Every line below should be copied exactly; drop the pictures.

# # #

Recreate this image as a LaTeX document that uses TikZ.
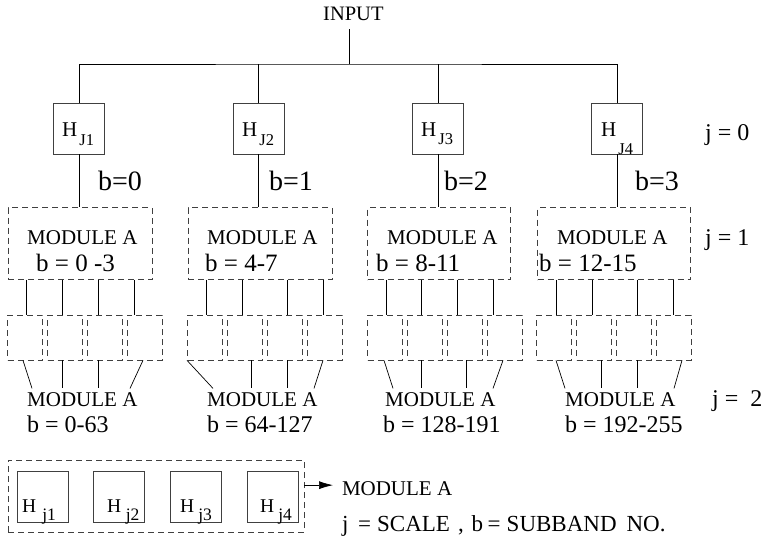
\documentclass[tikz,border=0pt]{standalone}
\usepackage{fontspec}
\setmainfont{Liberation Serif}
\usetikzlibrary{arrows.meta}
\newcommand{\fs}[1]{\fontsize{#1}{#1}\selectfont}
% H avec indice : #1 indice, #2 descente, #3 ecart, #4 taille
\newcommand{\Hsub}[4]{H\hspace{#3pt}\raisebox{-#2pt}{\fs{#4}#1}}

\begin{document}
\begin{tikzpicture}[x=1pt,y=-1pt]
  \tikzstyle{filtre}=[draw=black!75, line width=0.7pt, minimum width=51pt, minimum height=51pt, inner sep=0pt]
  \tikzstyle{module}=[draw=black!75, line width=0.7pt, dash pattern=on 6pt off 4pt, inner sep=0pt]
  \tikzstyle{lien}=[line width=0.7pt]
  \tikzstyle{texte}=[inner sep=0pt, anchor=base west]
  \useasboundingbox (0,0) rectangle (763,539);

  % entree et banc de filtres j = 0
  \node[texte, font=\fs{20.5}] (input) at (323,20.7) {INPUT};
  \coordinate (bus) at (349,64);
  \draw[lien] (input.south -| bus) ++(0,8) -- (bus);
  \foreach \i/\hx/\hl/\sub/\drop/\bx/\b in {1/79/62/J1/9.5/98/0, 2/258.5/242/J2/9.5/269/1,
                                          3/438/421/J3/8/444/2, 4/617/601/J4/18/635/3}
  {
    \node[filtre] (hb\i) at (\hx,128.5) {};
    \node[texte, font=\fs{21}] (ht\i) at (\hl,136) {\Hsub{\sub}{\drop}{2}{16.5}};
    \node[texte, font=\fs{28}] (bl\i) at (\bx,190) {b=\b};
  }
  \draw[lien] (hb1.north) |- (bus) -| (hb4.north);
  \draw[lien] (hb2.north) -- (hb2.north |- bus);
  \draw[lien] (hb3.north) -- (hb3.north |- bus);

  % modules j = 1
  \foreach \i/\mx/\mw/\ma/\mb/\rg in {1/80/144/27/36/{0 -3}, 2/260/144/207/205/4-7,
                                    3/439.2/143/387/376/8-11, 4/614/153/557/539/12-15}
  {
    \node[module, minimum width=\mw pt, minimum height=72pt] (mod\i) at (\mx,243.5) {};
    \node[texte, font=\fs{21}] (mt\i) at (\ma,244) {MODULE A};
    \node[texte, font=\fs{25}] (mr\i) at (\mb,271) {b = \rg};
    \draw[lien] (hb\i.south) -- (hb\i.south |- mod\i.north);
  }

  % sous-modules et liaisons
  \foreach \i/\gx/\ta/\tb/\tc/\td in {1/8/26/62/98/134, 2/188/206/242/287/323,
                                     3/368/386/421/457/493, 4/537/556/592/637/673}
  {
    \foreach \k in {0,...,3}
      \node[module, minimum width=35pt, minimum height=45pt] (sb\i\k) at ({\gx+17.3+39.7*\k},337.5) {};
    \foreach \tp [count=\k from 0] in {\ta,\tb,\tc,\td}
      \draw[lien] (mod\i.south -| \tp,0) -- (sb\i\k.north -| \tp,0);
  }

  % modules j = 2
  \foreach \i/\ma/\mb/\rg in {1/27/27/0-63, 2/207/207/64-127, 3/385/383/128-191, 4/565/565/192-255}
  {
    \node[texte, font=\fs{21}, inner ysep=3.5pt] (mm\i) at (\ma,406) {MODULE A};
    \node[texte, font=\fs{24}] (mn\i) at (\mb,432.7) {b = \rg};
  }
  \foreach \i/\sa/\ea/\sb/\sc/\sd/\ed in {1/23/32/62/98/143/130, 2/187/213/251/287/323/314,
                                         3/384/393/421/466/503/493, 4/556/565/601/637/682/674}
  {
    \draw[lien] (sb\i0.south -| \sa,0) -- (mm\i.north -| \ea,0);
    \draw[lien] (sb\i1.south -| \sb,0) -- (mm\i.north -| \sb,0);
    \draw[lien] (sb\i2.south -| \sc,0) -- (mm\i.north -| \sc,0);
    \draw[lien] (sb\i3.south -| \sd,0) -- (mm\i.north -| \ed,0);
  }

  % echelles
  \node[texte, font=\fs{24}] (j0) at (705,140.7) {j = 0};
  \node[texte, font=\fs{24}] (j1) at (705,245) {j = 1};
  \node[texte, font=\fs{24}] (j2) at (712,406) {j =\ \ 2};

  % legende
  \node[module, minimum width=296pt, minimum height=72pt] (leg) at (156,496) {};
  \foreach \k/\lx/\hl/\gap in {1/42.5/22/6, 2/119/107/4.5, 3/196/180/4, 4/272.5/260/4}
  {
    \node[filtre] (lh\k) at (\lx,496.5) {};
    \node[texte, font=\fs{19.5}] (lt\k) at (\hl,512) {\Hsub{j\k}{8}{\gap}{17.5}};
  }
  \node[texte, font=\fs{21}, outer xsep=9pt] (legmod) at (333,495) {MODULE A};
  \draw[lien, -{Latex[length=14pt,width=8pt]}] ([yshift=3pt]leg.east |- legmod.west) -- ([yshift=3pt]legmod.west);
  \node[texte, font=\fs{23}] (legtxt) at (342,531.7)
    {j\hspace{9.6pt}=\hspace{6pt}SCALE\hspace{8pt},\hspace{8pt}b\hspace{4.5pt}=\hspace{6pt}SUBBAND\hspace{10pt}NO.};
\end{tikzpicture}
\end{document}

# # #

# Written response:
Recreate this image as a LaTeX document that uses TikZ.
\documentclass[tikz,border=0pt]{standalone}
\usepackage{fontspec}
\setmainfont{Liberation Serif}
\usetikzlibrary{arrows.meta}
\newcommand{\fs}[1]{\fontsize{#1}{#1}\selectfont}
% H avec indice : #1 indice, #2 descente, #3 ecart, #4 taille
\newcommand{\Hsub}[4]{H\hspace{#3pt}\raisebox{-#2pt}{\fs{#4}#1}}

\begin{document}
\begin{tikzpicture}[x=1pt,y=-1pt]
  \tikzstyle{filtre}=[draw=black!75, line width=0.7pt, minimum width=51pt, minimum height=51pt, inner sep=0pt]
  \tikzstyle{module}=[draw=black!75, line width=0.7pt, dash pattern=on 6pt off 4pt, inner sep=0pt]
  \tikzstyle{lien}=[line width=0.7pt]
  \tikzstyle{texte}=[inner sep=0pt, anchor=base west]
  \useasboundingbox (0,0) rectangle (763,539);

  % entree et banc de filtres j = 0
  \node[texte, font=\fs{20.5}] (input) at (323,20.7) {INPUT};
  \coordinate (bus) at (349,64);
  \draw[lien] (input.south -| bus) ++(0,8) -- (bus);
  \foreach \i/\hx/\hl/\sub/\drop/\bx/\b in {1/79/62/J1/9.5/98/0, 2/258.5/242/J2/9.5/269/1,
                                          3/438/421/J3/8/444/2, 4/617/601/J4/18/635/3}
  {
    \node[filtre] (hb\i) at (\hx,128.5) {};
    \node[texte, font=\fs{21}] (ht\i) at (\hl,136) {\Hsub{\sub}{\drop}{2}{16.5}};
    \node[texte, font=\fs{28}] (bl\i) at (\bx,190) {b=\b};
  }
  \draw[lien] (hb1.north) |- (bus) -| (hb4.north);
  \draw[lien] (hb2.north) -- (hb2.north |- bus);
  \draw[lien] (hb3.north) -- (hb3.north |- bus);

  % modules j = 1
  \foreach \i/\mx/\mw/\ma/\mb/\rg in {1/80/144/27/36/{0 -3}, 2/260/144/207/205/4-7,
                                    3/439.2/143/387/376/8-11, 4/614/153/557/539/12-15}
  {
    \node[module, minimum width=\mw pt, minimum height=72pt] (mod\i) at (\mx,243.5) {};
    \node[texte, font=\fs{21}] (mt\i) at (\ma,244) {MODULE A};
    \node[texte, font=\fs{25}] (mr\i) at (\mb,271) {b = \rg};
    \draw[lien] (hb\i.south) -- (hb\i.south |- mod\i.north);
  }

  % sous-modules et liaisons
  \foreach \i/\gx/\ta/\tb/\tc/\td in {1/8/26/62/98/134, 2/188/206/242/287/323,
                                     3/368/386/421/457/493, 4/537/556/592/637/673}
  {
    \foreach \k in {0,...,3}
      \node[module, minimum width=35pt, minimum height=45pt] (sb\i\k) at ({\gx+17.3+39.7*\k},337.5) {};
    \foreach \tp [count=\k from 0] in {\ta,\tb,\tc,\td}
      \draw[lien] (mod\i.south -| \tp,0) -- (sb\i\k.north -| \tp,0);
  }

  % modules j = 2
  \foreach \i/\ma/\mb/\rg in {1/27/27/0-63, 2/207/207/64-127, 3/385/383/128-191, 4/565/565/192-255}
  {
    \node[texte, font=\fs{21}, inner ysep=3.5pt] (mm\i) at (\ma,406) {MODULE A};
    \node[texte, font=\fs{24}] (mn\i) at (\mb,432.7) {b = \rg};
  }
  \foreach \i/\sa/\ea/\sb/\sc/\sd/\ed in {1/23/32/62/98/143/130, 2/187/213/251/287/323/314,
                                         3/384/393/421/466/503/493, 4/556/565/601/637/682/674}
  {
    \draw[lien] (sb\i0.south -| \sa,0) -- (mm\i.north -| \ea,0);
    \draw[lien] (sb\i1.south -| \sb,0) -- (mm\i.north -| \sb,0);
    \draw[lien] (sb\i2.south -| \sc,0) -- (mm\i.north -| \sc,0);
    \draw[lien] (sb\i3.south -| \sd,0) -- (mm\i.north -| \ed,0);
  }

  % echelles
  \node[texte, font=\fs{24}] (j0) at (705,140.7) {j = 0};
  \node[texte, font=\fs{24}] (j1) at (705,245) {j = 1};
  \node[texte, font=\fs{24}] (j2) at (712,406) {j =\ \ 2};

  % legende
  \node[module, minimum width=296pt, minimum height=72pt] (leg) at (156,496) {};
  \foreach \k/\lx/\hl/\gap in {1/42.5/22/6, 2/119/107/4.5, 3/196/180/4, 4/272.5/260/4}
  {
    \node[filtre] (lh\k) at (\lx,496.5) {};
    \node[texte, font=\fs{19.5}] (lt\k) at (\hl,512) {\Hsub{j\k}{8}{\gap}{17.5}};
  }
  \node[texte, font=\fs{21}, outer xsep=9pt] (legmod) at (333,495) {MODULE A};
  \draw[lien, -{Latex[length=14pt,width=8pt]}] ([yshift=3pt]leg.east |- legmod.west) -- ([yshift=3pt]legmod.west);
  \node[texte, font=\fs{23}] (legtxt) at (342,531.7)
    {j\hspace{9.6pt}=\hspace{6pt}SCALE\hspace{8pt},\hspace{8pt}b\hspace{4.5pt}=\hspace{6pt}SUBBAND\hspace{10pt}NO.};
\end{tikzpicture}
\end{document}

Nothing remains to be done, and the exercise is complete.